Inside “the building”, as its denizens call the state capitol, Senate President Darrell Steinberg, an earnest Sacramento Democrat, rose to implore the Republican minority to vote for a stopgap bill to delay California’s looming insolvency. He called the bill a “painful but necessary” measure to slash about one-eighth of the state budget. As he pleaded, a few blocks down the Capitol Mall an announcement by State Controller John Chiang underlined the urgency of the crisis. Without swift action, he said, in a week he would have no choice but to begin paying many of California’s obligations—to contractors, scholarship students, welfare recipients and taxpayers awaiting refunds—with IOUs (later dubbed “Arnold Bucks”). Senate Republicans were unmoved.
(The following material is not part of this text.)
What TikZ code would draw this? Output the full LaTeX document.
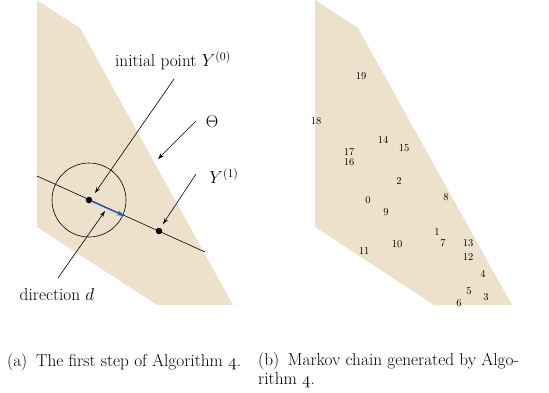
\documentclass[tikz,border=0pt]{standalone}
\usepackage{fontspec}
\usepackage{tikz}
\usetikzlibrary{arrows.meta, positioning, calc}
\definecolor{sand}{HTML}{EDE1CB}
\definecolor{stepblue}{HTML}{1F5BB5}

\begin{document}
\begin{tikzpicture}[x=1pt, y=-1pt,
  region/.style={fill=sand, draw=none},
  dot/.style={circle, fill=black, inner sep=0pt, minimum size=6.5pt},
  lbl/.style={font=\fontsize{17.28}{20}\selectfont, inner sep=1pt},
  captext/.style={font=\fontsize{17.28}{18.5}\selectfont, inner sep=0pt, anchor=base west, align=left},
  num/.style={font=\fontsize{10.5}{12}\selectfont, inner sep=0pt},
  arr/.style={-{Stealth[length=6pt, width=4pt]}, semithick}
]
\useasboundingbox (0,0) rectangle (549,392);

% (a) first step
\fill[region] (37,0) -- (80,28) -- (233,305) -- (157,305) -- (37,227) -- cycle;
\coordinate (lstart) at (37,176);
\coordinate (lend) at (205,252);
\draw[semithick] (lstart) -- (lend);
\node[dot] (y0) at (89,200) {};
\node[dot] (y1) at (159,231) {};
\draw[semithick] (y0.center) circle[radius=37];
\coordinate (dtip) at (124,215.8);
\draw[-{Stealth[length=7pt, width=5pt]}, very thick, stepblue] (y0) -- (dtip);

\node[lbl] (init) at (173,61) {initial point $Y^{(0)}$};
\node[lbl] (theta) at (212,122) {$\Theta$};
\node[lbl] (ylab) at (224,176) {$Y^{(1)}$};
\node[lbl] (dir) at (57,295) {direction $d$};

\coordinate (initfoot) at (174,79);
\coordinate (thetafoot) at (196,121);
\coordinate (thetaedge) at (158,159);
\coordinate (yfoot) at (196,174);
\coordinate (dirfoot) at (58,278);
\coordinate (dirhead) at (105,211);
\draw[arr] (initfoot) -- (95,193);
\draw[arr] (thetafoot) -- (thetaedge);
\draw[arr] (yfoot) -- (163,224);
\draw[arr] (dirfoot) -- (dirhead);

% (b) markov chain
\fill[region] (315,0) -- (358,28) -- (512,305) -- (434,305) -- (315,227) -- cycle;
\foreach \k/\px/\py in {0/368/200, 1/437/232, 2/399/181, 3/486/297, 4/483/274,
    5/469/291, 6/459/303, 7/443/243, 8/446/197, 9/386/212, 10/397/244,
    11/364/251, 12/468/257, 13/468/243, 14/383/140, 15/404/148, 16/349/162.5,
    17/349/152.5, 18/316/121, 19/361/76}
  \node[num] (p\k) at (\px,\py) {\k};

% captions
\node[captext] (capa) at (7,366) {(a)\enspace The first step of Algorithm $\mathnormal{4}$.};
\node[captext] (capb) at (258,384) {(b)\enspace Markov chain generated by Algo-\\rithm $\mathnormal{4}$.};
\end{tikzpicture}
\end{document}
They would cast their votes, necessary under California’s system of minority rule on fiscal matters, only for a “complete solution” to the state’s $24 billion budget gap. As usual, that solution went undetailed, but everyone understood what the California GOP meant: no tax increases, and no Republican fingerprints on the corpses of the public services their constituents love to get, but hate to pay for.
With legislative gridlock reconfirmed, lawmakers headed off across the street, lobbyists in tow, to Frank Fat’s, the Cosmo Café or the Citizen Hotel to attend one of a dozen campaign fundraisers (“Sponsor $3,900, ticket $1,000”). The dwindling corps of reporters rushed back to their offices to file accounts of government dysfunction. Two of the state’s veteran journalists summed it up in the June 25 Los Angeles Times: “Simply put, California today is ungovernable.” A week later the first IOUs were issued.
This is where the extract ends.